Практикум по чтению и переводу профессиональных текстов по книгоизданию и редактированию. Английский язык - страница 11
The victory of the bourgeois social system over feudalism in a number of European countries facilitated the development of publishing. From the 18th through the mid-19th century, the process of forming publishing houses and their quantitative growth in all countries proceeded with increasing rapidity. The functions and structure of publishing houses became considerably more complex. Editorial, bibliographical and informational, and advertising activity developed, as well as bookselling (in the «publishers’” book trade). In publishing generally, and in book production in particular, machine technology was rapidly introduced. The invention of machinery for paper manufacture in the late 18th century expanded and considerably improved paper production and made it cheaper; the appearance of the cylinder press in the early 19th century, as well as the invention of other typographic machines, considerably expanded the potential of typography. The process of specialization of publishing and typographic enterprises in the publishing business began in the mid-19th century, with the emergence of a new, strong technical base.

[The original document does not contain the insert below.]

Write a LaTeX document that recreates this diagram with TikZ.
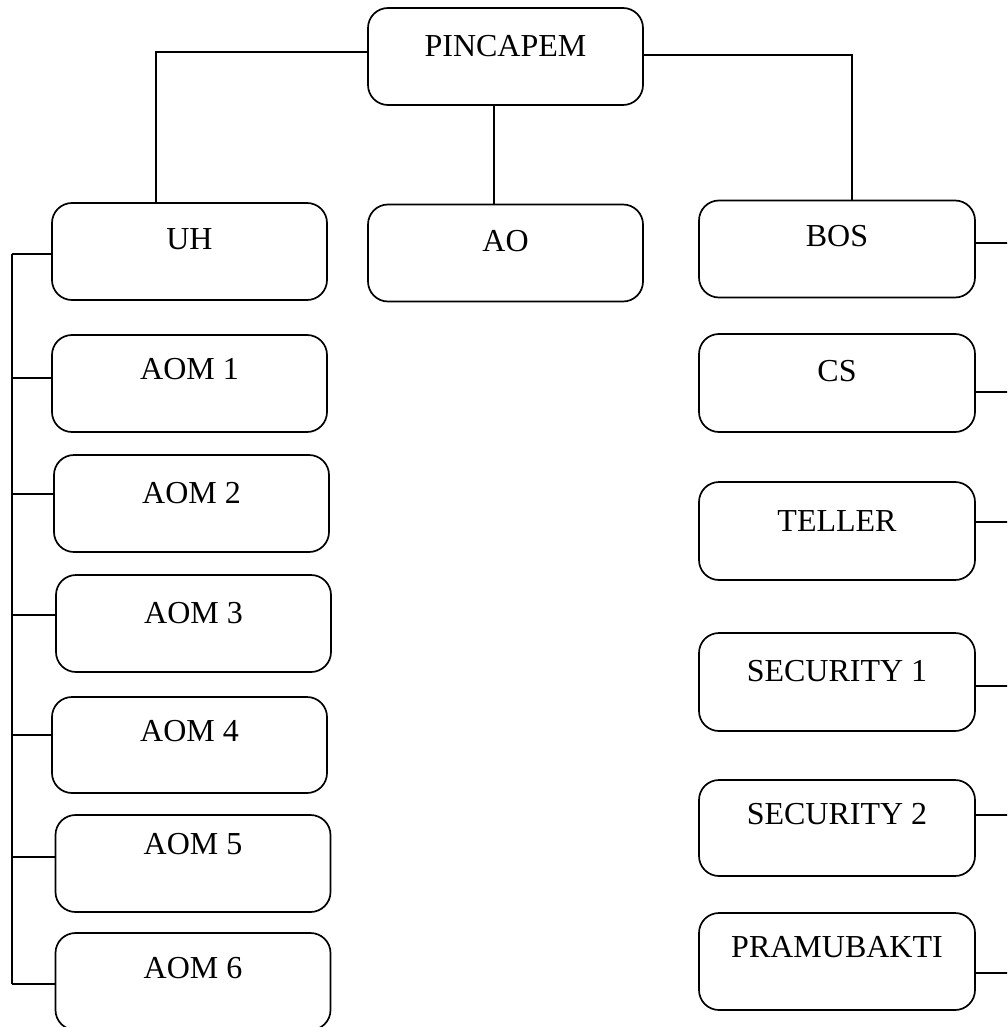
\documentclass[tikz,border=0pt]{standalone}
\usepackage{fontspec}
\setmainfont{Liberation Serif}
\begin{document}
\begin{tikzpicture}[x=1pt,y=-1pt,
  box/.style={draw, line width=1.7pt, rounded corners=20pt, minimum width=275pt, minimum height=97pt, inner sep=0pt},
  lbl/.style={anchor=base, inner sep=0pt, font=\fontsize{32}{37}\selectfont},
  conn/.style={line width=1.7pt}]
\clip (0,0) rectangle (1007,1027);
% boxes
\node[box] (pin) at (505.5,56.5) {};
\node[box] (uh) at (189.5,251.5) {};
\node[box] (ao) at (505.5,253) {};
\node[box, minimum width=276pt] (bos) at (837,249) {};
\node[box] (aom1) at (189.5,383.5) {};
\node[box] (aom2) at (191.5,503.5) {};
\node[box] (aom3) at (193.5,623.5) {};
\node[box, minimum height=96pt] (aom4) at (189.5,745) {};
\node[box] (aom5) at (193,863.5) {};
\node[box] (aom6) at (193,981.5) {};
\node[box, minimum width=276pt, minimum height=98pt] (cs) at (837,383) {};
\node[box, minimum width=276pt, minimum height=98pt] (teller) at (837,531) {};
\node[box, minimum width=276pt, minimum height=98pt] (sec1) at (837,682) {};
\node[box, minimum width=276pt, minimum height=96pt] (sec2) at (837,828) {};
\node[box, minimum width=276pt] (pram) at (837,961.5) {};
% labels
\node[lbl] (pint) at (505.5,56.5) {PINCAPEM};
\node[lbl] (uht) at (189.5,249.5) {UH};
\node[lbl] (aot) at (505.5,251.5) {AO};
\node[lbl] (bost) at (837,246.5) {BOS};
\node[lbl] (aom1t) at (189.5,379.5) {AOM 1};
\node[lbl] (aom2t) at (191.5,503.5) {AOM 2};
\node[lbl] (aom3t) at (193.5,623.5) {AOM 3};
\node[lbl] (aom4t) at (189.5,741.5) {AOM 4};
\node[lbl] (aom5t) at (193,854.5) {AOM 5};
\node[lbl] (aom6t) at (193,978.5) {AOM 6};
\node[lbl] (cst) at (837,381.5) {CS};
\node[lbl] (tellert) at (837,531.5) {TELLER};
\node[lbl] (sec1t) at (837,681.5) {SECURITY 1};
\node[lbl] (sec2t) at (837,824.5) {SECURITY 2};
\node[lbl] (pramt) at (837,957.5) {PRAMUBAKTI};
% top connectors
\draw[conn] ([yshift=4.5pt]pin.west) -| ([xshift=-33.5pt]uh.north);
\draw[conn] ([xshift=-11.5pt]pin.south) -- ([xshift=-11.5pt]ao.north);
\draw[conn] ([yshift=1.5pt]pin.east) -| ([xshift=15pt]bos.north);
% left bus
\coordinate (bt) at (12,254);
\coordinate (bb) at (12,984);
\draw[conn] (bt) -- (bb);
\foreach \n/\s in {uh/-2.5, aom1/5.5, aom2/9.5, aom3/8.5, aom4/10, aom5/6.5, aom6/-2.5}{
  \draw[conn] ([yshift=\s pt]\n.west) coordinate (a) -- (a -| bt);
}
% right stubs
\coordinate (re) at (1010,0);
\foreach \n/\s in {bos/6, cs/-9, teller/9, sec1/-4, sec2/13, pram/-11.5}{
  \draw[conn] ([yshift=\s pt]\n.east) coordinate (a) -- (a -| re);
}
\end{tikzpicture}
\end{document}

As the period of monopoly capitalism began (the late 19th to early 20th century), there was massive organization of publishing houses on the model of joint-stock companies, and thereafter book and newspaper-magazine publishing houses were organized into trusts.
Publishing houses are divided into book, book-magazine, and newspaper-magazine types, depending on their products. The nature of the publishing house is determined by the intended readership – scientific, popular, children, or youth; the subject matter of the publications determines the type of the publishing house – general-purpose or specialized.
The production of books intended for distribution was known in Rus’ as early as the turn of the 11th century. Books were copied by special scribes in monasteries and at princes’ courts and by professional artisans in the cities. In the 15th to the mid-16th century, the book business expanded in conjunction with the formation of the centralized Russian state, the development of handicrafts and trade, and the growth of cities and development of urban culture. Multivolume manuscript works, general Russian annals, and many other works appeared. In 1551, at the Stoglav (Hundred Chapters) Council, Ivan IV declared: «Scribes write from inaccurate translations, and having written, do not correct them… and in God’s churches people read, sing, and write from these books.» Printing was able to facilitate the establishment of uniformity in church books.
The first printed Slavic books using Cyrillic characters were published by Szwajpolt Fiol in Kraków at the end of the 15th century. At the beginning of the 16th century, the first Byelorussian printer, Frantsisk Skorin, organized book printing in Slavonic in Wilno (Vilnius).
3. Answer the following questions:
1. What is publishing?
2. What is the genesis of publishing houses associated with?
3. What are publishing houses divided into?
4. Who wrote books before the invention of printed press?
5. Where and when was the printing in Belorussia organized?
6. Who are the prominent figures in Russian printing era beginning?
4. Translate the following sentences into Russian:
1. The level, scope, and orientation of publishing are determined by the material, sociopolitical, and cultural conditions of a society.